Code that draws figures:
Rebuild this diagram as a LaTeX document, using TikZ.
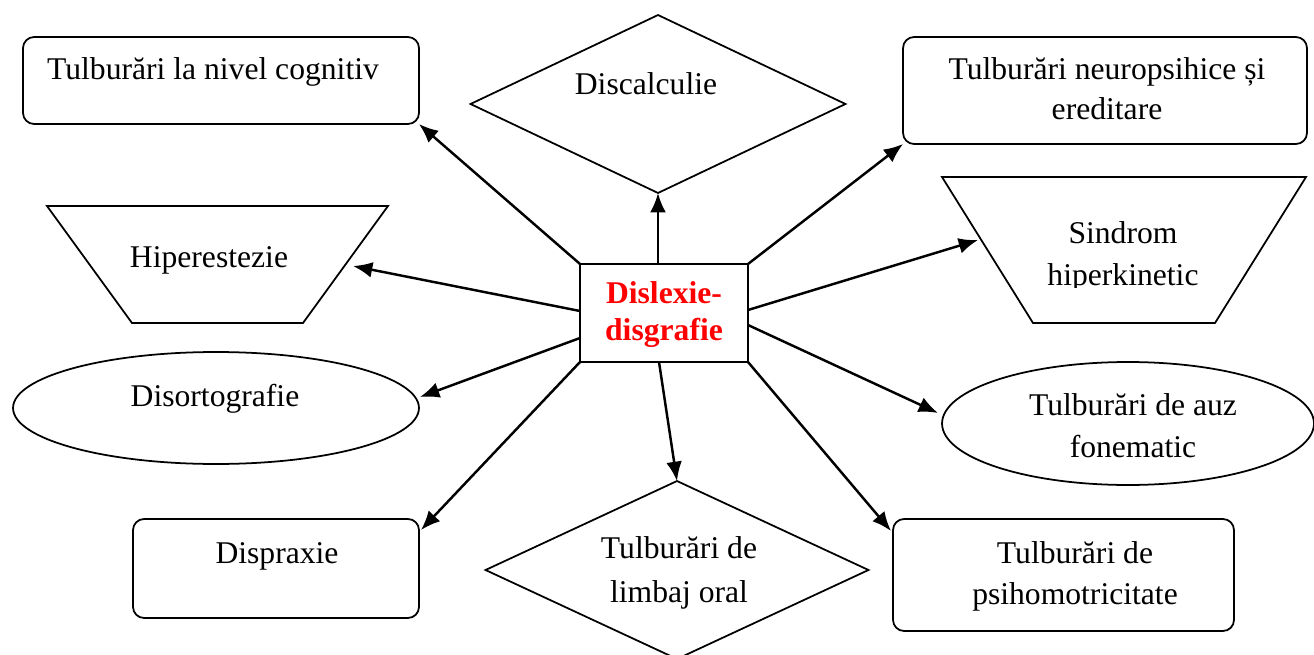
\documentclass[tikz,border=0pt]{standalone}
\usepackage{fontspec}
\setmainfont{Liberation Serif}
\usetikzlibrary{shapes.geometric,arrows.meta,calc}
\begin{document}
\begin{tikzpicture}[x=0.02cm,y=-0.02cm,
  shp/.style={draw,line width=1pt,inner sep=0pt,outer sep=0pt},
  box/.style={shp,rectangle,rounded corners=0.22cm},
  dia/.style={shp,diamond},
  ell/.style={shp,ellipse},
  trapline/.style={line width=1pt,line join=miter},
  txt/.style={anchor=base,inner sep=0pt,font=\fontsize{18}{21}\selectfont},
  ctxt/.style={txt,text=red,font=\fontsize{18}{21}\selectfont\bfseries},
  arr/.style={line width=1.4pt,-{Latex[length=11pt,width=9pt]}}]
\useasboundingbox (0,0) rectangle (1314,655);

% shapes
\node[box,minimum width=7.92cm,minimum height=1.74cm] (cog) at (221,80.5) {};
\node[dia,minimum width=7.5cm,minimum height=3.56cm] (disc) at (658,104) {};
\node[box,minimum width=8.08cm,minimum height=2.14cm] (neuro) at (1105,90.5) {};
\draw[trapline] (47,206) -- (388,206) -- (303,323) -- (132,323) -- cycle;
\node[inner sep=0pt,minimum width=6.82cm,minimum height=2.34cm] (hip) at (217.5,264.5) {};
\draw[trapline] (942,177) -- (1306,177) -- (1215,323) -- (1033,323) -- cycle;
\node[inner sep=0pt,minimum width=7.28cm,minimum height=2.92cm] (sin) at (1124,250) {};
\node[shp,rectangle,minimum width=3.36cm,minimum height=1.96cm] (c) at (664,313) {};
\node[ell,minimum width=8.12cm,minimum height=2.24cm] (dis) at (216,408) {};
\node[ell,minimum width=7.44cm,minimum height=2.46cm] (auz) at (1128,423.5) {};
\node[box,minimum width=5.72cm,minimum height=1.98cm] (dsp) at (276,568.5) {};
\node[dia,minimum width=7.66cm,minimum height=3.56cm] (lim) at (677,570) {};
\node[box,minimum width=6.82cm,minimum height=2.24cm] (psi) at (1063.5,575) {};

% texts
\node[txt] (tcog) at (213,80) {Tulburări la nivel cognitiv};
\node[txt] (tdisc) at (646,95) {Discalculie};
\node[txt] (tneuro1) at (1107,80) {Tulburări neuropsihice și};
\node[txt] (tneuro2) at (1107,120) {ereditare};
\node[txt] (thip) at (209,267) {Hiperestezie};
\node[txt] (tsin1) at (1123,243) {Sindrom};
\begin{scope}
  \clip (990,250) rectangle (1260,287);
  \node[txt] (tsin2) at (1123,285) {hiperkinetic};
\end{scope}
\node[ctxt] (tc1) at (664,303) {Dislexie-};
\node[ctxt] (tc2) at (664,340) {disgrafie};
\node[txt] (tdis) at (215,406) {Disortografie};
\node[txt] (tauz1) at (1133,415) {Tulburări de auz};
\begin{scope}
  \clip (990,420) rectangle (1280,458);
  \node[txt] (tauz2) at (1133,457) {fonematic};
\end{scope}
\node[txt] (tdsp) at (277,563) {Dispraxie};
\node[txt] (tlim1) at (679,558) {Tulburări de};
\node[txt] (tlim2) at (679,602) {limbaj oral};
\node[txt] (tpsi1) at (1075,563) {Tulburări de};
\node[txt] (tpsi2) at (1075,604) {psihomotricitate};

% arrow end points
\coordinate (hipin) at (353,266);
\coordinate (sinin) at (978,240);
\coordinate (disin) at (420,397);
\coordinate (auzin) at (938,413);
\coordinate (dspin) at (421,530);
\coordinate (psiin) at (891,531);

% connectors
\draw[arr] (c.north west) -- (cog.south east);
\draw[arr] ($(c.north)+(-6,0)$) -- (disc.south);
\draw[arr] (c.north east) -- (neuro.south west);
\draw[arr] ($(c.west)+(0,-2)$) -- (hipin);
\draw[arr] ($(c.east)+(0,-3)$) -- (sinin);
\draw[arr] ($(c.west)+(0,25)$) -- (disin);
\draw[arr] ($(c.east)+(0,12)$) -- (auzin);
\draw[arr] (c.south west) -- (dspin);
\draw[arr] ($(c.south)+(-5,0)$) -- (lim.north);
\draw[arr] (c.south east) -- (psiin);
\end{tikzpicture}
\end{document}
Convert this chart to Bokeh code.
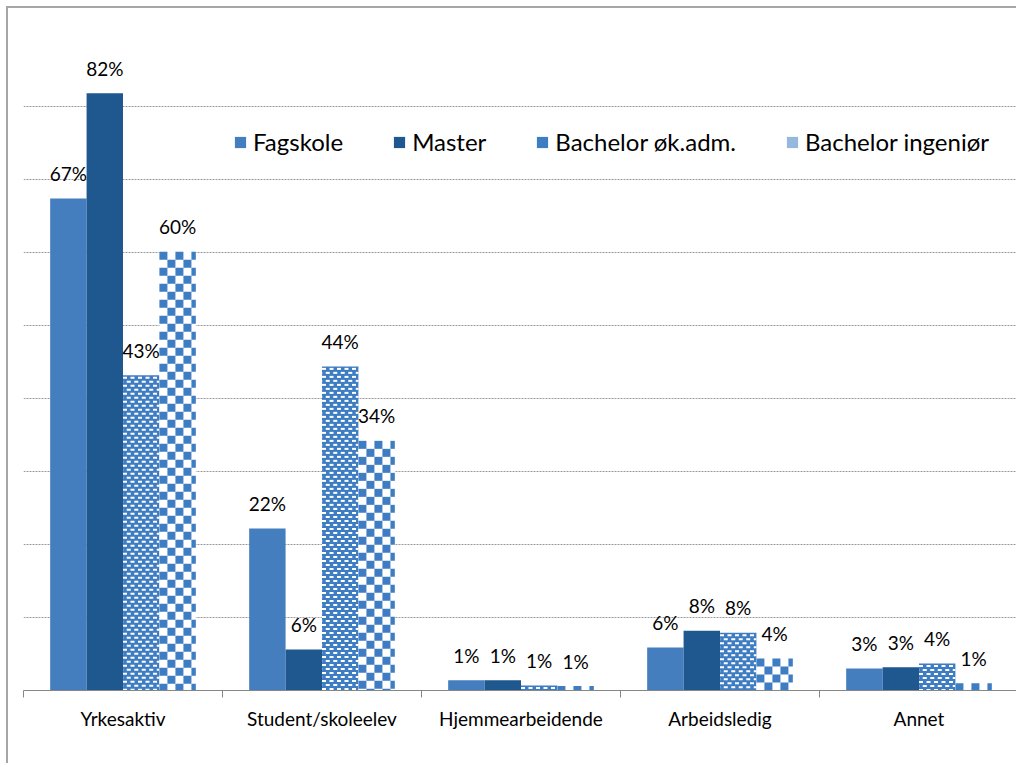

EXERCISE:
Write out the material above once more, exactly as it reads, with no pictures.

FINAL RESULT:
Rebuild this diagram as a LaTeX document, using TikZ.
\documentclass[tikz,border=0pt]{standalone}
\usepackage{fontspec}
\setmainfont{Liberation Serif}
\usetikzlibrary{shapes.geometric,arrows.meta,calc}
\begin{document}
\begin{tikzpicture}[x=0.02cm,y=-0.02cm,
  shp/.style={draw,line width=1pt,inner sep=0pt,outer sep=0pt},
  box/.style={shp,rectangle,rounded corners=0.22cm},
  dia/.style={shp,diamond},
  ell/.style={shp,ellipse},
  trapline/.style={line width=1pt,line join=miter},
  txt/.style={anchor=base,inner sep=0pt,font=\fontsize{18}{21}\selectfont},
  ctxt/.style={txt,text=red,font=\fontsize{18}{21}\selectfont\bfseries},
  arr/.style={line width=1.4pt,-{Latex[length=11pt,width=9pt]}}]
\useasboundingbox (0,0) rectangle (1314,655);

% shapes
\node[box,minimum width=7.92cm,minimum height=1.74cm] (cog) at (221,80.5) {};
\node[dia,minimum width=7.5cm,minimum height=3.56cm] (disc) at (658,104) {};
\node[box,minimum width=8.08cm,minimum height=2.14cm] (neuro) at (1105,90.5) {};
\draw[trapline] (47,206) -- (388,206) -- (303,323) -- (132,323) -- cycle;
\node[inner sep=0pt,minimum width=6.82cm,minimum height=2.34cm] (hip) at (217.5,264.5) {};
\draw[trapline] (942,177) -- (1306,177) -- (1215,323) -- (1033,323) -- cycle;
\node[inner sep=0pt,minimum width=7.28cm,minimum height=2.92cm] (sin) at (1124,250) {};
\node[shp,rectangle,minimum width=3.36cm,minimum height=1.96cm] (c) at (664,313) {};
\node[ell,minimum width=8.12cm,minimum height=2.24cm] (dis) at (216,408) {};
\node[ell,minimum width=7.44cm,minimum height=2.46cm] (auz) at (1128,423.5) {};
\node[box,minimum width=5.72cm,minimum height=1.98cm] (dsp) at (276,568.5) {};
\node[dia,minimum width=7.66cm,minimum height=3.56cm] (lim) at (677,570) {};
\node[box,minimum width=6.82cm,minimum height=2.24cm] (psi) at (1063.5,575) {};

% texts
\node[txt] (tcog) at (213,80) {Tulburări la nivel cognitiv};
\node[txt] (tdisc) at (646,95) {Discalculie};
\node[txt] (tneuro1) at (1107,80) {Tulburări neuropsihice și};
\node[txt] (tneuro2) at (1107,120) {ereditare};
\node[txt] (thip) at (209,267) {Hiperestezie};
\node[txt] (tsin1) at (1123,243) {Sindrom};
\begin{scope}
  \clip (990,250) rectangle (1260,287);
  \node[txt] (tsin2) at (1123,285) {hiperkinetic};
\end{scope}
\node[ctxt] (tc1) at (664,303) {Dislexie-};
\node[ctxt] (tc2) at (664,340) {disgrafie};
\node[txt] (tdis) at (215,406) {Disortografie};
\node[txt] (tauz1) at (1133,415) {Tulburări de auz};
\begin{scope}
  \clip (990,420) rectangle (1280,458);
  \node[txt] (tauz2) at (1133,457) {fonematic};
\end{scope}
\node[txt] (tdsp) at (277,563) {Dispraxie};
\node[txt] (tlim1) at (679,558) {Tulburări de};
\node[txt] (tlim2) at (679,602) {limbaj oral};
\node[txt] (tpsi1) at (1075,563) {Tulburări de};
\node[txt] (tpsi2) at (1075,604) {psihomotricitate};

% arrow end points
\coordinate (hipin) at (353,266);
\coordinate (sinin) at (978,240);
\coordinate (disin) at (420,397);
\coordinate (auzin) at (938,413);
\coordinate (dspin) at (421,530);
\coordinate (psiin) at (891,531);

% connectors
\draw[arr] (c.north west) -- (cog.south east);
\draw[arr] ($(c.north)+(-6,0)$) -- (disc.south);
\draw[arr] (c.north east) -- (neuro.south west);
\draw[arr] ($(c.west)+(0,-2)$) -- (hipin);
\draw[arr] ($(c.east)+(0,-3)$) -- (sinin);
\draw[arr] ($(c.west)+(0,25)$) -- (disin);
\draw[arr] ($(c.east)+(0,12)$) -- (auzin);
\draw[arr] (c.south west) -- (dspin);
\draw[arr] ($(c.south)+(-5,0)$) -- (lim.north);
\draw[arr] (c.south east) -- (psiin);
\end{tikzpicture}
\end{document}
Convert this chart to Bokeh code.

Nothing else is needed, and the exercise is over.